> **REQUIREMENTS**: You are to retype all of the data exactly as it appears.

> **GIVEN DATA**:
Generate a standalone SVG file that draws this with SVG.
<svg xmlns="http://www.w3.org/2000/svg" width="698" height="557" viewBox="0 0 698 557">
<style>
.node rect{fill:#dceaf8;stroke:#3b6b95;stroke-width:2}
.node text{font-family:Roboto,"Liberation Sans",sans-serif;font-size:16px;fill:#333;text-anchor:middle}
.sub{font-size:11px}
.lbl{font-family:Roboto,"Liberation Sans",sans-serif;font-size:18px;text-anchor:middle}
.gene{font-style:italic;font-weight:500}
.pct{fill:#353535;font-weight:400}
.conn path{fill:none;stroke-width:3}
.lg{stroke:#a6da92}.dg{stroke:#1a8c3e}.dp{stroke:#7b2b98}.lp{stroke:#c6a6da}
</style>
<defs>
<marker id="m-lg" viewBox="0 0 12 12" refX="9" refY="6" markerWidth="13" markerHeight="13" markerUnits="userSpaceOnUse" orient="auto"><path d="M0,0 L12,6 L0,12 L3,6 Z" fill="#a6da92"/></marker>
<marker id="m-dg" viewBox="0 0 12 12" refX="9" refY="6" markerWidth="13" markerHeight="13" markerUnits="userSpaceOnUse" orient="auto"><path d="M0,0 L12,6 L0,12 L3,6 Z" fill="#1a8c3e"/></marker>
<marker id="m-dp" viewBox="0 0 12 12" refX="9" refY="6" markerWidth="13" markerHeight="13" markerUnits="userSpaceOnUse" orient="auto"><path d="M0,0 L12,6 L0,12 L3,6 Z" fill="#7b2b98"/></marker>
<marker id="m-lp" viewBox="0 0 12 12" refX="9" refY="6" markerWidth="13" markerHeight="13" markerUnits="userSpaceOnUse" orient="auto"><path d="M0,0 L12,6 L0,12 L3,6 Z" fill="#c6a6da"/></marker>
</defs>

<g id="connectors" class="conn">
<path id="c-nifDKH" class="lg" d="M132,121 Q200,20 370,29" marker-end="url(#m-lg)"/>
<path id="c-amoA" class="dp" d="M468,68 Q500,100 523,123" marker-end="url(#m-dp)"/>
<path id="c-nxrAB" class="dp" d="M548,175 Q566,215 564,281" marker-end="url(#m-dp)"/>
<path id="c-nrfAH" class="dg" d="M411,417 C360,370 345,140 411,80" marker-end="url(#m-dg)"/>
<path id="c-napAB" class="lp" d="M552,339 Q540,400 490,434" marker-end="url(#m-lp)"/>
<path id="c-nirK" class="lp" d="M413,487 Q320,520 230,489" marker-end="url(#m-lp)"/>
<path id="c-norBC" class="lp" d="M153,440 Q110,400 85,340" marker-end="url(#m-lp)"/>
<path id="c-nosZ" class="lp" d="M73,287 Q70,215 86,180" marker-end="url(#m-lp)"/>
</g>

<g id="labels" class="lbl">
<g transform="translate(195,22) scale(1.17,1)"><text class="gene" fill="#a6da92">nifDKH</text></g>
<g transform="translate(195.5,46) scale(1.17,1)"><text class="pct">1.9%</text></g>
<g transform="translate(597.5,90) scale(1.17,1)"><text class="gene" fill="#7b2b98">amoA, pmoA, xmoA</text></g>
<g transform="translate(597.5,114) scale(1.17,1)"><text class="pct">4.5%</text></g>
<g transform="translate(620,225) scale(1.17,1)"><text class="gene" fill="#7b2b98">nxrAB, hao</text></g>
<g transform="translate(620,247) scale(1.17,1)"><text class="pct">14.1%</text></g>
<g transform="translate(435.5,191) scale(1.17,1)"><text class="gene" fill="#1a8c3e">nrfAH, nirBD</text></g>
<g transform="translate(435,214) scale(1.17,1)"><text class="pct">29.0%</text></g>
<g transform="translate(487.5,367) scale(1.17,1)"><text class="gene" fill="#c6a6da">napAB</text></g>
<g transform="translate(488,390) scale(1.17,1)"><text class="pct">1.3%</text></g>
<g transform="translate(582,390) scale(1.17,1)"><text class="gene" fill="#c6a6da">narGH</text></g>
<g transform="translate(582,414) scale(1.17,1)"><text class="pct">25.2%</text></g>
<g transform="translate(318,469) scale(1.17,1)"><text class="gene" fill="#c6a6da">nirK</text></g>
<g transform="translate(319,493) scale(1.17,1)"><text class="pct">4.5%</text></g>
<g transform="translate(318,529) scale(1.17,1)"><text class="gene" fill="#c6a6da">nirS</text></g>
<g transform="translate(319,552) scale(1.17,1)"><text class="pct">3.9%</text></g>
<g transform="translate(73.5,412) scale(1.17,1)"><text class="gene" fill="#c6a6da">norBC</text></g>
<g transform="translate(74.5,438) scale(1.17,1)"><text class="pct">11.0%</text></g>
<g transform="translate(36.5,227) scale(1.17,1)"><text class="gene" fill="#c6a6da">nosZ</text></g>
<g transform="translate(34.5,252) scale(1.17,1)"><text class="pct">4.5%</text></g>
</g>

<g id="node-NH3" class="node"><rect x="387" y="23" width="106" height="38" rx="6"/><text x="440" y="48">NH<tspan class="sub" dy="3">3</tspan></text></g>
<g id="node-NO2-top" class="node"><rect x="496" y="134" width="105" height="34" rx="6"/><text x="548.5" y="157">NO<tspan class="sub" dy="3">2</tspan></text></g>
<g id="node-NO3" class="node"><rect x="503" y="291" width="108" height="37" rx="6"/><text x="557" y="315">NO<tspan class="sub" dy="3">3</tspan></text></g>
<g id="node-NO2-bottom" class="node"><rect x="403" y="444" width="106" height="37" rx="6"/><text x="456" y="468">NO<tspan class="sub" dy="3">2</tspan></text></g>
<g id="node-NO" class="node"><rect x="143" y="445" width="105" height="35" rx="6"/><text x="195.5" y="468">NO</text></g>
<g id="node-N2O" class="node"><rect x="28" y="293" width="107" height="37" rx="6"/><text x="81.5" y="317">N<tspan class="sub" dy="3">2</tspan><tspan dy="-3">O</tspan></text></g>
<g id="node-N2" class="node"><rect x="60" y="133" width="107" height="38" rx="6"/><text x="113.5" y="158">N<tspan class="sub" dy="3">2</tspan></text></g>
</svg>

> **COMPLETE OUTPUT**:
Generate a standalone SVG file that draws this with SVG.
<svg xmlns="http://www.w3.org/2000/svg" width="698" height="557" viewBox="0 0 698 557">
<style>
.node rect{fill:#dceaf8;stroke:#3b6b95;stroke-width:2}
.node text{font-family:Roboto,"Liberation Sans",sans-serif;font-size:16px;fill:#333;text-anchor:middle}
.sub{font-size:11px}
.lbl{font-family:Roboto,"Liberation Sans",sans-serif;font-size:18px;text-anchor:middle}
.gene{font-style:italic;font-weight:500}
.pct{fill:#353535;font-weight:400}
.conn path{fill:none;stroke-width:3}
.lg{stroke:#a6da92}.dg{stroke:#1a8c3e}.dp{stroke:#7b2b98}.lp{stroke:#c6a6da}
</style>
<defs>
<marker id="m-lg" viewBox="0 0 12 12" refX="9" refY="6" markerWidth="13" markerHeight="13" markerUnits="userSpaceOnUse" orient="auto"><path d="M0,0 L12,6 L0,12 L3,6 Z" fill="#a6da92"/></marker>
<marker id="m-dg" viewBox="0 0 12 12" refX="9" refY="6" markerWidth="13" markerHeight="13" markerUnits="userSpaceOnUse" orient="auto"><path d="M0,0 L12,6 L0,12 L3,6 Z" fill="#1a8c3e"/></marker>
<marker id="m-dp" viewBox="0 0 12 12" refX="9" refY="6" markerWidth="13" markerHeight="13" markerUnits="userSpaceOnUse" orient="auto"><path d="M0,0 L12,6 L0,12 L3,6 Z" fill="#7b2b98"/></marker>
<marker id="m-lp" viewBox="0 0 12 12" refX="9" refY="6" markerWidth="13" markerHeight="13" markerUnits="userSpaceOnUse" orient="auto"><path d="M0,0 L12,6 L0,12 L3,6 Z" fill="#c6a6da"/></marker>
</defs>

<g id="connectors" class="conn">
<path id="c-nifDKH" class="lg" d="M132,121 Q200,20 370,29" marker-end="url(#m-lg)"/>
<path id="c-amoA" class="dp" d="M468,68 Q500,100 523,123" marker-end="url(#m-dp)"/>
<path id="c-nxrAB" class="dp" d="M548,175 Q566,215 564,281" marker-end="url(#m-dp)"/>
<path id="c-nrfAH" class="dg" d="M411,417 C360,370 345,140 411,80" marker-end="url(#m-dg)"/>
<path id="c-napAB" class="lp" d="M552,339 Q540,400 490,434" marker-end="url(#m-lp)"/>
<path id="c-nirK" class="lp" d="M413,487 Q320,520 230,489" marker-end="url(#m-lp)"/>
<path id="c-norBC" class="lp" d="M153,440 Q110,400 85,340" marker-end="url(#m-lp)"/>
<path id="c-nosZ" class="lp" d="M73,287 Q70,215 86,180" marker-end="url(#m-lp)"/>
</g>

<g id="labels" class="lbl">
<g transform="translate(195,22) scale(1.17,1)"><text class="gene" fill="#a6da92">nifDKH</text></g>
<g transform="translate(195.5,46) scale(1.17,1)"><text class="pct">1.9%</text></g>
<g transform="translate(597.5,90) scale(1.17,1)"><text class="gene" fill="#7b2b98">amoA, pmoA, xmoA</text></g>
<g transform="translate(597.5,114) scale(1.17,1)"><text class="pct">4.5%</text></g>
<g transform="translate(620,225) scale(1.17,1)"><text class="gene" fill="#7b2b98">nxrAB, hao</text></g>
<g transform="translate(620,247) scale(1.17,1)"><text class="pct">14.1%</text></g>
<g transform="translate(435.5,191) scale(1.17,1)"><text class="gene" fill="#1a8c3e">nrfAH, nirBD</text></g>
<g transform="translate(435,214) scale(1.17,1)"><text class="pct">29.0%</text></g>
<g transform="translate(487.5,367) scale(1.17,1)"><text class="gene" fill="#c6a6da">napAB</text></g>
<g transform="translate(488,390) scale(1.17,1)"><text class="pct">1.3%</text></g>
<g transform="translate(582,390) scale(1.17,1)"><text class="gene" fill="#c6a6da">narGH</text></g>
<g transform="translate(582,414) scale(1.17,1)"><text class="pct">25.2%</text></g>
<g transform="translate(318,469) scale(1.17,1)"><text class="gene" fill="#c6a6da">nirK</text></g>
<g transform="translate(319,493) scale(1.17,1)"><text class="pct">4.5%</text></g>
<g transform="translate(318,529) scale(1.17,1)"><text class="gene" fill="#c6a6da">nirS</text></g>
<g transform="translate(319,552) scale(1.17,1)"><text class="pct">3.9%</text></g>
<g transform="translate(73.5,412) scale(1.17,1)"><text class="gene" fill="#c6a6da">norBC</text></g>
<g transform="translate(74.5,438) scale(1.17,1)"><text class="pct">11.0%</text></g>
<g transform="translate(36.5,227) scale(1.17,1)"><text class="gene" fill="#c6a6da">nosZ</text></g>
<g transform="translate(34.5,252) scale(1.17,1)"><text class="pct">4.5%</text></g>
</g>

<g id="node-NH3" class="node"><rect x="387" y="23" width="106" height="38" rx="6"/><text x="440" y="48">NH<tspan class="sub" dy="3">3</tspan></text></g>
<g id="node-NO2-top" class="node"><rect x="496" y="134" width="105" height="34" rx="6"/><text x="548.5" y="157">NO<tspan class="sub" dy="3">2</tspan></text></g>
<g id="node-NO3" class="node"><rect x="503" y="291" width="108" height="37" rx="6"/><text x="557" y="315">NO<tspan class="sub" dy="3">3</tspan></text></g>
<g id="node-NO2-bottom" class="node"><rect x="403" y="444" width="106" height="37" rx="6"/><text x="456" y="468">NO<tspan class="sub" dy="3">2</tspan></text></g>
<g id="node-NO" class="node"><rect x="143" y="445" width="105" height="35" rx="6"/><text x="195.5" y="468">NO</text></g>
<g id="node-N2O" class="node"><rect x="28" y="293" width="107" height="37" rx="6"/><text x="81.5" y="317">N<tspan class="sub" dy="3">2</tspan><tspan dy="-3">O</tspan></text></g>
<g id="node-N2" class="node"><rect x="60" y="133" width="107" height="38" rx="6"/><text x="113.5" y="158">N<tspan class="sub" dy="3">2</tspan></text></g>
</svg>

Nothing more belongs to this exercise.